• **Stated exercise**
Repeat every line of the data exactly, but not the pictures.

• **Data shown**

☆ ☆ ☆ ☆ ☆

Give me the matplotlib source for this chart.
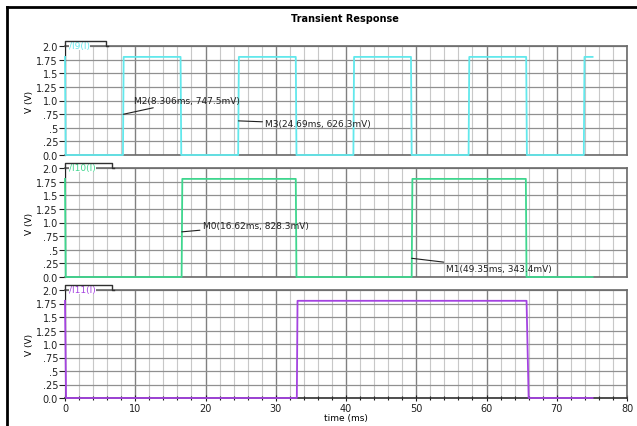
import matplotlib
matplotlib.use("Agg")
import matplotlib.pyplot as plt
from matplotlib.lines import Line2D
from matplotlib.ticker import MultipleLocator, FixedLocator

# --- data ---
cyan_t = [0.0, 0.1, 8.25, 8.35, 16.45, 16.55, 24.65, 24.75, 32.85, 32.95, 41.05, 41.15,
          49.25, 49.35, 57.45, 57.55, 65.65, 65.75, 73.85, 73.95, 75.1]
cyan_v = [1.8, 0.0, 0.0, 1.8, 1.8, 0.0, 0.0, 1.8, 1.8, 0.0, 0.0, 1.8,
          1.8, 0.0, 0.0, 1.8, 1.8, 0.0, 0.0, 1.8, 1.8]
green_t = [0.0, 0.1, 16.6, 16.7, 32.85, 32.95, 49.35, 49.45, 65.6, 65.7, 75.1]
green_v = [1.8, 0.0, 0.0, 1.8, 1.8, 0.0, 0.0, 1.8, 1.8, 0.0, 0.0]
purple_t = [0.0, 0.15, 33.0, 33.1, 65.7, 66.0, 75.1]
purple_v = [1.8, 0.0, 0.0, 1.8, 1.8, 0.0, 0.0]

names = ["/I9(I)", "/I10(I)", "/I11(I)"]
colors = ["#62e8ec", "#3fd68e", "#a443e0"]
ytick_vals = [0, 0.25, 0.5, 0.75, 1.0, 1.25, 1.5, 1.75, 2.0]
ytick_labels = ["0.0", ".25", ".5", ".75", "1.0", "1.25", "1.5", "1.75", "2.0"]

# markers: (panel, t, v, label, text t, text v)
markers = [
    (0, 8.306, 0.7475, "M2(8.306ms, 747.5mV)", 9.8, 1.0),
    (0, 24.69, 0.6263, "M3(24.69ms, 626.3mV)", 28.5, 0.57),
    (1, 16.62, 0.8283, "M0(16.62ms, 828.3mV)", 19.6, 0.95),
    (1, 49.35, 0.3434, "M1(49.35ms, 343.4mV)", 54.3, 0.15),
]

W, H = 637, 427
fig = plt.figure(figsize=(W / 100, H / 100), dpi=100)
left, right = 65, 627
tops = [47, 169, 291]
bots = [156, 278, 399]
tab_w = [41, 47, 47]

series = [(cyan_t, cyan_v), (green_t, green_v), (purple_t, purple_v)]
axes = []
for i in range(3):
    ax = fig.add_axes([left / W, 1 - bots[i] / H, (right - left) / W, (bots[i] - tops[i]) / H])
    axes.append(ax)
    ax.set_xlim(0, 80)
    ax.set_ylim(0, 2.0)
    ax.xaxis.set_major_locator(MultipleLocator(10))
    ax.xaxis.set_minor_locator(MultipleLocator(2))
    ax.yaxis.set_major_locator(FixedLocator(ytick_vals))
    ax.set_yticklabels(ytick_labels)
    ax.grid(which="minor", axis="x", color="#c8c8c8", lw=0.8)
    ax.grid(which="major", axis="x", color="#808080", lw=1.0)
    ax.grid(which="major", axis="y", color="#909090", lw=0.9)
    ax.set_axisbelow(True)
    for s in ["top", "right", "bottom"]:
        ax.spines[s].set_color("#6a6a6a")
        ax.spines[s].set_linewidth(1.2)
    ax.spines["left"].set_color("#202020")
    ax.tick_params(axis="y", labelsize=7, length=4, width=0.8, pad=1, colors="#202020")
    ax.set_ylabel("V (V)", fontsize=6.5, labelpad=2)
    t, v = series[i]
    ax.plot(t, v, color=colors[i], lw=1.3, zorder=3, clip_on=False)
    # legend tab above the frame
    tw = tab_w[i] / (right - left)
    th = 5 / (bots[i] - tops[i])
    ax.text(0.007, 1.0 + th * 0.05, names[i], transform=ax.transAxes, color=colors[i],
            fontsize=6.5, va="center", ha="left", zorder=5,
            bbox=dict(facecolor="white", edgecolor="none", pad=0.0))
    ax.plot([0, 0, tw, tw, tw + 0.004], [1, 1 + th, 1 + th, 1, 1], transform=ax.transAxes,
            color="#303030", lw=1.0, clip_on=False, zorder=6)
    if i < 2:
        ax.tick_params(axis="x", which="both", bottom=False, labelbottom=False)
    else:
        ax.tick_params(axis="x", which="major", direction="inout", length=5, width=0.8,
                       labelsize=7, pad=1, colors="#202020")
        ax.tick_params(axis="x", which="minor", direction="inout", length=3, width=0.8,
                       colors="#202020")
        ax.spines["bottom"].set_color("#303030")
        ax.set_xlabel("time (ms)", fontsize=6.5, labelpad=0)

for p, tm, vm, lab, tx, ty in markers:
    axes[p].annotate(lab, xy=(tm, vm), xytext=(tx, ty), fontsize=6.5, va="center", ha="left",
                     color="#202020",
                     arrowprops=dict(arrowstyle="-", color="#202020", lw=0.8,
                                     shrinkA=0, shrinkB=0))

fig.text(345 / W, 1 - 19 / H, "Transient Response", ha="center", va="center",
         fontsize=7, fontweight="bold")

# window border (top and left)
fig.add_artist(Line2D([7 / W, 1], [1 - 8 / H, 1 - 8 / H], color="black", lw=2.0))
fig.add_artist(Line2D([7 / W, 7 / W], [0, 1 - 8 / H], color="black", lw=2.0))

fig.savefig("out.png", dpi=100)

☆ ☆ ☆ ☆ ☆

• **Result**
Give me the matplotlib source for this chart.
import matplotlib
matplotlib.use("Agg")
import matplotlib.pyplot as plt
from matplotlib.lines import Line2D
from matplotlib.ticker import MultipleLocator, FixedLocator

# --- data ---
cyan_t = [0.0, 0.1, 8.25, 8.35, 16.45, 16.55, 24.65, 24.75, 32.85, 32.95, 41.05, 41.15,
          49.25, 49.35, 57.45, 57.55, 65.65, 65.75, 73.85, 73.95, 75.1]
cyan_v = [1.8, 0.0, 0.0, 1.8, 1.8, 0.0, 0.0, 1.8, 1.8, 0.0, 0.0, 1.8,
          1.8, 0.0, 0.0, 1.8, 1.8, 0.0, 0.0, 1.8, 1.8]
green_t = [0.0, 0.1, 16.6, 16.7, 32.85, 32.95, 49.35, 49.45, 65.6, 65.7, 75.1]
green_v = [1.8, 0.0, 0.0, 1.8, 1.8, 0.0, 0.0, 1.8, 1.8, 0.0, 0.0]
purple_t = [0.0, 0.15, 33.0, 33.1, 65.7, 66.0, 75.1]
purple_v = [1.8, 0.0, 0.0, 1.8, 1.8, 0.0, 0.0]

names = ["/I9(I)", "/I10(I)", "/I11(I)"]
colors = ["#62e8ec", "#3fd68e", "#a443e0"]
ytick_vals = [0, 0.25, 0.5, 0.75, 1.0, 1.25, 1.5, 1.75, 2.0]
ytick_labels = ["0.0", ".25", ".5", ".75", "1.0", "1.25", "1.5", "1.75", "2.0"]

# markers: (panel, t, v, label, text t, text v)
markers = [
    (0, 8.306, 0.7475, "M2(8.306ms, 747.5mV)", 9.8, 1.0),
    (0, 24.69, 0.6263, "M3(24.69ms, 626.3mV)", 28.5, 0.57),
    (1, 16.62, 0.8283, "M0(16.62ms, 828.3mV)", 19.6, 0.95),
    (1, 49.35, 0.3434, "M1(49.35ms, 343.4mV)", 54.3, 0.15),
]

W, H = 637, 427
fig = plt.figure(figsize=(W / 100, H / 100), dpi=100)
left, right = 65, 627
tops = [47, 169, 291]
bots = [156, 278, 399]
tab_w = [41, 47, 47]

series = [(cyan_t, cyan_v), (green_t, green_v), (purple_t, purple_v)]
axes = []
for i in range(3):
    ax = fig.add_axes([left / W, 1 - bots[i] / H, (right - left) / W, (bots[i] - tops[i]) / H])
    axes.append(ax)
    ax.set_xlim(0, 80)
    ax.set_ylim(0, 2.0)
    ax.xaxis.set_major_locator(MultipleLocator(10))
    ax.xaxis.set_minor_locator(MultipleLocator(2))
    ax.yaxis.set_major_locator(FixedLocator(ytick_vals))
    ax.set_yticklabels(ytick_labels)
    ax.grid(which="minor", axis="x", color="#c8c8c8", lw=0.8)
    ax.grid(which="major", axis="x", color="#808080", lw=1.0)
    ax.grid(which="major", axis="y", color="#909090", lw=0.9)
    ax.set_axisbelow(True)
    for s in ["top", "right", "bottom"]:
        ax.spines[s].set_color("#6a6a6a")
        ax.spines[s].set_linewidth(1.2)
    ax.spines["left"].set_color("#202020")
    ax.tick_params(axis="y", labelsize=7, length=4, width=0.8, pad=1, colors="#202020")
    ax.set_ylabel("V (V)", fontsize=6.5, labelpad=2)
    t, v = series[i]
    ax.plot(t, v, color=colors[i], lw=1.3, zorder=3, clip_on=False)
    # legend tab above the frame
    tw = tab_w[i] / (right - left)
    th = 5 / (bots[i] - tops[i])
    ax.text(0.007, 1.0 + th * 0.05, names[i], transform=ax.transAxes, color=colors[i],
            fontsize=6.5, va="center", ha="left", zorder=5,
            bbox=dict(facecolor="white", edgecolor="none", pad=0.0))
    ax.plot([0, 0, tw, tw, tw + 0.004], [1, 1 + th, 1 + th, 1, 1], transform=ax.transAxes,
            color="#303030", lw=1.0, clip_on=False, zorder=6)
    if i < 2:
        ax.tick_params(axis="x", which="both", bottom=False, labelbottom=False)
    else:
        ax.tick_params(axis="x", which="major", direction="inout", length=5, width=0.8,
                       labelsize=7, pad=1, colors="#202020")
        ax.tick_params(axis="x", which="minor", direction="inout", length=3, width=0.8,
                       colors="#202020")
        ax.spines["bottom"].set_color("#303030")
        ax.set_xlabel("time (ms)", fontsize=6.5, labelpad=0)

for p, tm, vm, lab, tx, ty in markers:
    axes[p].annotate(lab, xy=(tm, vm), xytext=(tx, ty), fontsize=6.5, va="center", ha="left",
                     color="#202020",
                     arrowprops=dict(arrowstyle="-", color="#202020", lw=0.8,
                                     shrinkA=0, shrinkB=0))

fig.text(345 / W, 1 - 19 / H, "Transient Response", ha="center", va="center",
         fontsize=7, fontweight="bold")

# window border (top and left)
fig.add_artist(Line2D([7 / W, 1], [1 - 8 / H, 1 - 8 / H], color="black", lw=2.0))
fig.add_artist(Line2D([7 / W, 7 / W], [0, 1 - 8 / H], color="black", lw=2.0))

fig.savefig("out.png", dpi=100)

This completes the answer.